In includes an enhancement to Export Development Canada's existing export guarantee program that will increase coverage, benefiting particularly those businesses in the automotive sector. Specifically, EDC will increase its guarantee coverage under the export guarantee program from 75% to 90% for loans up to $500,000. This will assist small and medium sized manufacturers in fulfilling export contracts. EDC is also working to enhance its financing and insurance products in support of the automotive and manufacturing sector.
We fulfilled our promise to cut the GST, and we have reduced it by two full points, making cars more affordable. In fact, last month, car sales rose yet again, the fifth increase in six months.
However, the Liberals want to undo these positive steps by not only increasing the GST, but also imposing, as the minister has clearly stated, a gouging gas tax that will make purchasing a car more expensive and devastate the auto sector in our province.
The list of what the government has done for the auto sector does not end here. Let us talk a little about research and development.
Maintaining Canada's competitive advantage also requires investment in research and development. Canada continues to be a world leader in funding post-secondary research, ranking second in the OECD and first in the G-7.
To maintain Canada's premier position, budget 2008 builds on this investment. When I say premier, I am not talking about the two former premiers from the Liberal Party who sit across the way.
I am talking about a budget that talks about investment to continue to support world class research and researchers at our universities, including $34 million per year to the Natural Sciences and Engineering Research Council for collaborative research that directly contributes to the knowledge and innovation needs of Canada's automotive, manufacturing, forestry and fishing industries.
The government also recognizes that increasing business investments in research and development will be crucial for our long term competitiveness.
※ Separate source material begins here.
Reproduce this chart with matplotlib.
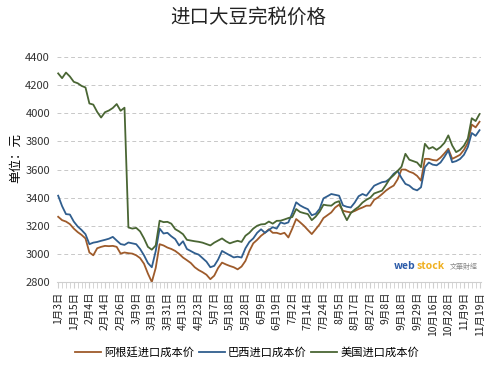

Budget 2008 enhances support for business investments with improvements to the scientific research and experimental development tax, which we at finance committee call SR&ED. This new incentive and new program to support research and development investment in the automotive industry is something to be spoken about.
This government realizes that investing in the future means investing in knowledge, it means investing in science, and it means investing in innovation.
I want to speak a bit about the capital cost allowance. It was not introduced in 2008. In fact, it was introduced in 2007, but the minister extended the program. We are providing further assistance for Canada's manufacturing and processing sector by extending the accelerated capital cost allowance treatment for investment in machinery and equipment for three years. Specifically, the 50% straight line accelerated capital cost allowance treatment will apply for one additional year and the accelerated treatment will then be provided on a declining basis over a two year period.
I have to congratulate the member for Burlington who chairs the steel caucus. He is doing an excellent job. Representatives from the steel industry across this country sat down and met with us tonight and credited a number of things. The one thing that stood out this evening for us when they spoke was the fact that the accelerated capital cost allowance is telling its employees of the future that they are wanted, they are needed, and they are accepted in every manufacturing company in this country.
In addition, we are supporting small and medium sized businesses by improving the scientific research and experimental development tax incentive program and easing the tax compliance burden by reducing the record keeping requirements for automotive expense deductions and taxable benefits. In other words, we are going to make sure we reduce the red tape.
Let me speak for a couple of moments about the community development trust.
While Canada's economic fundamentals remain solid, the government recognizes that there are some workers and communities that face challenges in adjusting to changes in the international economy. That is why in January 2008 the government announced up to $1 billion for the community development trust to support those experiencing hardship due to international economic volatility. The 2008 budget built on this initiative by providing an additional $90 million to extend to 2012 the targeted initiative for older workers to help older workers stay in the workforce.
A one billion dollar investment, $350 million in the province of Ontario, was an investment made by the federal government. As much as we would like the provinces and the territories to give the federal government credit for making this investment, we realize that those dollars are transferred to them to allow them to make decisions according to what they believe to be in the best interests of the businesses in their provinces and territories. We are not asking for credit. We did not ask the provinces to go out and state that we were the ones who provided that community investment fund.
It takes a lot of guts and it takes a lot of nerve for the Prime Minister and the Minister of Finance to allocate $1 billion for community reinvestment across this country with the full understanding that they and this government would not receive credit for it, not because we wanted the credit but because it was the right thing to do at the right time, in the right place, in this country.
Now, finally, Canada's economic fundamentals are solved and that is good news for all sectors and for all Canadians. We have paid down debt. We have reduced taxes paid by families and individuals. We have also cut corporate taxes.
In fact, let me take a moment to outline that we have taken steps federally by lowering business taxes to 15% by 2012. This will encourage investment, promote competitiveness, and most importantly, increase productivity. We certainly hope that other jurisdictions with large manufacturing sectors will follow suit and lower their corporate taxes. We can only lead by example; we cannot dictate.
The member for Markham—Unionville agrees with the significant steps that this Conservative government has taken. Some may be surprised to hear that, but he does. He said that corporate tax cuts are one of the best strategies to attract investment.
Let me ask the finance minister or the parliamentary secretary in the time remaining to speak about the many positive measures that we have advanced for the manufacturing, auto and forestry sectors.